Würzburg/Hannover: The Development Center X-ray Technology EZRT at the Fraunhofer Institute for Integrated Circuits IIS has further developed the "ntCT" nano CT system in collaboration with partners. This improved system is now commercially available via the system integrator, ProCon X-Ray. "ntCT" is suitable for the microscopically fine investigation of sample objects with a resolution of up to 150 nanometers. By integrating the latest generation of X-ray tubes, the system now supplies outstanding resolution while also greatly reducing the measuring time.

"ntCT" system
© Fraunhofer IIS
Compact stand-alone design for easy integration into your lab environment. The "ntCT" system offers a unique solution for high-resolution measurements. By applying the latest developments in X-ray research, it is way ahead of established industrial micro-CT scanners.
3D analysis with microscopic resolution
© Fraunhofer IIS
3D analysis with microscopic resolution: The quality control and damage analysis of Li-electrodes shown here for novel battery research methods with a voxel sampling of 140 nanometers is an exemplary application.

The main functional features of novel material systems are often based on their complex internal structures, which are not accessible by established nondestructive analysis methods. Moreover, the manufacture of microelectronics and micromechanics is becoming increasingly more complex and more compact, not to mention three-dimensional. After decades of successful miniaturization, the industry today produces structures that are often too fine to be investigated using established systems.

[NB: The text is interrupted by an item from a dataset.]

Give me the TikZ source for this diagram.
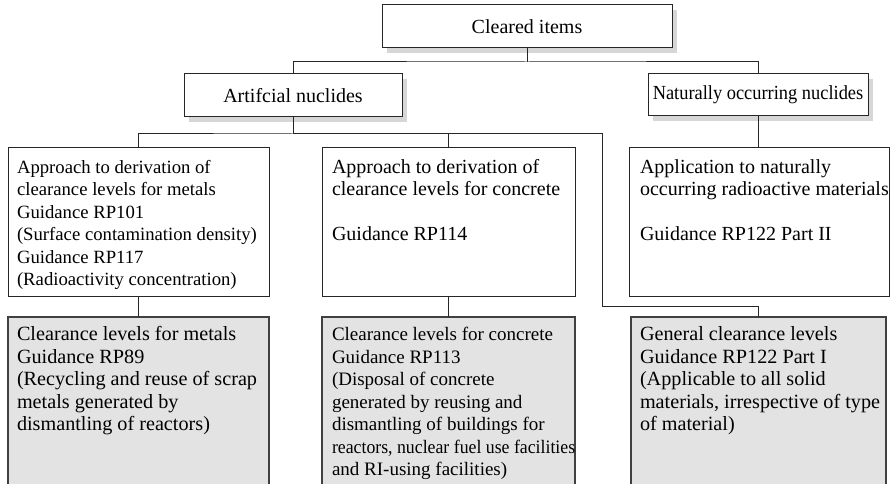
\documentclass[tikz,border=0pt]{standalone}
\usepackage{fontspec}
\setmainfont{Liberation Serif}
\usetikzlibrary{shadows}
% fixed-size block whose lines start at its top left
\newcommand\boxtext[3]{\parbox[c][#2][t]{#1}{\begin{tabular}[t]{@{}l@{}}#3\end{tabular}}}
\newcommand\bodysize[1]{\fontsize{#1}{22.5}\selectfont}
\begin{document}
\begin{tikzpicture}[x=1pt,y=-1pt,
  every node/.style={inner sep=0pt,outer sep=0pt,anchor=north west},
  link/.style={line width=1pt,draw=black!85},
  headbox/.style={draw=black!85,line width=1pt,fill=white,
    font=\fontsize{20}{24}\selectfont,
    drop shadow={fill=black!16,opacity=1,shadow xshift=5pt,shadow yshift=-5pt}},
  approachbox/.style={draw=black!85,line width=1pt,fill=white,inner ysep=9.5pt},
  levelbox/.style={draw=black!75,line width=1.3pt,fill=black!11,inner ysep=8pt}
]
\useasboundingbox (0,0) rectangle (894,484);
\clip (0,0) rectangle (894,484);

% top levels
\node[headbox,minimum width=290,minimum height=43] (cleared) at (382,5) {Cleared items};
\node[headbox,minimum width=218,minimum height=43] (art) at (184,74) {Artifcial nuclides};
\node[headbox,minimum width=220,minimum height=42] (nat) at (648,74)
  {\scalebox{0.92}[1]{Naturally occurring nuclides}};

% approach boxes
\node[approachbox,inner xsep=9pt,font=\bodysize{18.7}] (metA) at (8,148) {\boxtext{243pt}{129pt}{%
  Approach to derivation of\\clearance levels for metals\\Guidance RP101\\%
  (Surface contamination density)\\Guidance RP117\\(Radioactivity concentration)}};
\node[approachbox,inner xsep=10pt,font=\bodysize{20}] (conA) at (322,148) {\boxtext{233pt}{129pt}{%
  Approach to derivation of\\clearance levels for concrete\\ \\Guidance RP114}};
\node[approachbox,inner xsep=11pt,font=\bodysize{20}] (norm) at (629,148) {\boxtext{238pt}{129pt}{%
  Application to naturally\\occurring radioactive materials\\ \\Guidance RP122 Part II}};

% clearance level boxes
\node[levelbox,inner xsep=9pt,font=\bodysize{20.2}] (metB) at (8,317) {\boxtext{243pt}{170pt}{%
  Clearance levels for metals\\Guidance RP89\\(Recycling and reuse of scrap\\%
  metals generated by\\dismantling of reactors)}};
\node[levelbox,inner xsep=10pt,font=\bodysize{19}] (conB) at (322,317) {\boxtext{233pt}{170pt}{%
  Clearance levels for concrete\\Guidance RP113\\(Disposal of concrete\\%
  generated by reusing and\\dismantling of buildings for\\%
  \scalebox{0.935}[1]{reactors, nuclear fuel use facilities}\\and RI-using facilities)}};
\node[levelbox,inner xsep=9pt,font=\bodysize{20.2}] (genB) at (631,317) {\boxtext{237pt}{170pt}{%
  General clearance levels\\Guidance RP122 Part I\\(Applicable to all solid\\%
  materials, irrespective of type\\of material)}};

% connectors
\draw[link] (cleared.south) -- ++(0,14) coordinate (j1);
\draw[link] (art.north) |- (j1) -| (nat.north);
\draw[link] (art.south) -- ++(0,17) coordinate (j2);
\draw[link] (metA.north) |- (j2) -| (conA.north);
\coordinate (bend) at (602,306);
\draw[link] (j2) -| (bend) -| (genB.north);
\draw[link] (nat.south) -- (nat.south |- norm.north);
\draw[link] (metA.south) -- (metB.north);
\draw[link] (conA.south) -- (conB.north);
\end{tikzpicture}
\end{document}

Next-generation X-ray tubes

In 2018, Fraunhofer EZRT unveiled the first generation of the "ntCT", which was able to handle such special requirements. In collaboration with the Swedish company Excillum AB, the X-ray source, which is one of the core components of the system, has been further improved. The result is a considerable increase in performance, such that measuring times have been substantially shortened while offering the same outstanding resolution. Consequently, the system can achieve measuring times of just a few hours for a complete CT scan with sampling down to 50 nanometers and a resolution better than 200 nanometers, now rendering it ideal for industrial requirements as well.

This makes nanoscale tomography suitable for integration into manufacturing environments. In addition to the system’s highly automated operation for most applications, users can access all setting parameters and raw data in an advanced operating mode. For objects such as microelectronics, which require the use of higher X-ray energy, the system can be delivered in a 110-kilovolt version. "The 'ntCT' system offers a wide variety of possible applications for practically all sectors that need nondestructive 3D analysis with maximum resolution. The system is more than just hardware, it’s a complete analytic environment, which accompanies users from the insertion of samples through to the reconstructed data," says Dr. Christian Fella, Head of the NanoCT Systems Group at the Würzburg location of the Fraunhofer Development Center for X-ray Technology EZRT.

Upgraded system now commercially available

The new version of "ntCT" is now commercially available as part of the "ProCon CT-Alpha" product series from the company ProCon X-Ray GmbH. Collaboration between Fraunhofer EZRT as a research-oriented developer and ProCon X-Ray GmbH as a system integrator allows much faster implementation of the latest technological developments into a market-ready product.

Control software
© Fraunhofer IIS
The control software supports the user in all matters: From the setting of the scan parameters to the reconstruction of the volume, the user is guided by a simple and reduced graphical user interface.
SD memory card
© Fraunhofer IIS
Example of the structure of the integrated circuit of an SD memory card with 200 nanometer sampling, measured before and after the upgrade. Here it can be shown that despite a considerable reduction of the measuring time, the resolution could be improved even further.